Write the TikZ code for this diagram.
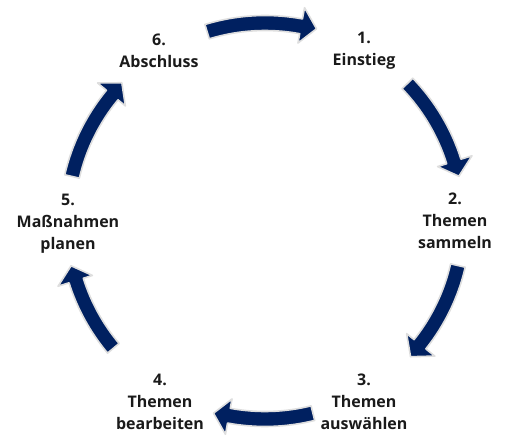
\documentclass[tikz,border=0pt]{standalone}
\usepackage{fontspec}
\setmainfont{Open Sans}
\usepackage{tikz}
\usetikzlibrary{positioning}

\definecolor{navy}{HTML}{002060}
\definecolor{labelgray}{HTML}{1A1A1A}

% curved arrow on the circle: tail angle, tip angle
\newcommand{\cyclearrow}[2]{%
  \filldraw[bigarrow] (#1:205.5) arc[start angle=#1, end angle=#2+4.5, radius=205.5]
    -- (#2+4.5:217) -- (#2:199) -- (#2+4.5:181) -- (#2+4.5:190.5)
    arc[start angle=#2+4.5, end angle=#1, radius=190.5] -- cycle;}

\begin{document}
\begin{tikzpicture}
[x=1pt, y=1pt,
 stage/.style={font=\fontsize{16}{22}\selectfont\bfseries, align=center, text=labelgray, inner sep=0pt},
 bigarrow/.style={fill=navy, draw=black!13, line width=1.6pt, line join=round}]
\useasboundingbox (-265, -220) rectangle (240, 221);

\node[stage] (einstieg) at (99, 170) {1.\\Einstieg};
\node[stage] (sammeln) at (190, 0) {2.\\Themen\\sammeln};
\node[stage] (auswaehlen) at (99, -181) {3.\\Themen\\auswählen};
\node[stage] (bearbeiten) at (-105, -181) {4.\\Themen\\bearbeiten};
\node[stage] (planen) at (-197, -3) {5.\\Maßnahmen\\planen};
\node[stage] (abschluss) at (-106, 170) {6.\\Abschluss};

\cyclearrow{107}{75}
\cyclearrow{44}{13}
\cyclearrow{-13}{-43}
\cyclearrow{-76}{-105}
\cyclearrow{-140}{-167}
\cyclearrow{167}{136}
\end{tikzpicture}
\end{document}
=====
> JOB
Restate, line by line and word for word, everything from the top of the material through the line that contains "at (-106, 170)". Leave pictures out.

> RESULT
Write the TikZ code for this diagram.
\documentclass[tikz,border=0pt]{standalone}
\usepackage{fontspec}
\setmainfont{Open Sans}
\usepackage{tikz}
\usetikzlibrary{positioning}

\definecolor{navy}{HTML}{002060}
\definecolor{labelgray}{HTML}{1A1A1A}

% curved arrow on the circle: tail angle, tip angle
\newcommand{\cyclearrow}[2]{%
  \filldraw[bigarrow] (#1:205.5) arc[start angle=#1, end angle=#2+4.5, radius=205.5]
    -- (#2+4.5:217) -- (#2:199) -- (#2+4.5:181) -- (#2+4.5:190.5)
    arc[start angle=#2+4.5, end angle=#1, radius=190.5] -- cycle;}

\begin{document}
\begin{tikzpicture}
[x=1pt, y=1pt,
 stage/.style={font=\fontsize{16}{22}\selectfont\bfseries, align=center, text=labelgray, inner sep=0pt},
 bigarrow/.style={fill=navy, draw=black!13, line width=1.6pt, line join=round}]
\useasboundingbox (-265, -220) rectangle (240, 221);

\node[stage] (einstieg) at (99, 170) {1.\\Einstieg};
\node[stage] (sammeln) at (190, 0) {2.\\Themen\\sammeln};
\node[stage] (auswaehlen) at (99, -181) {3.\\Themen\\auswählen};
\node[stage] (bearbeiten) at (-105, -181) {4.\\Themen\\bearbeiten};
\node[stage] (planen) at (-197, -3) {5.\\Maßnahmen\\planen};
\node[stage] (abschluss) at (-106, 170) {6.\\Abschluss};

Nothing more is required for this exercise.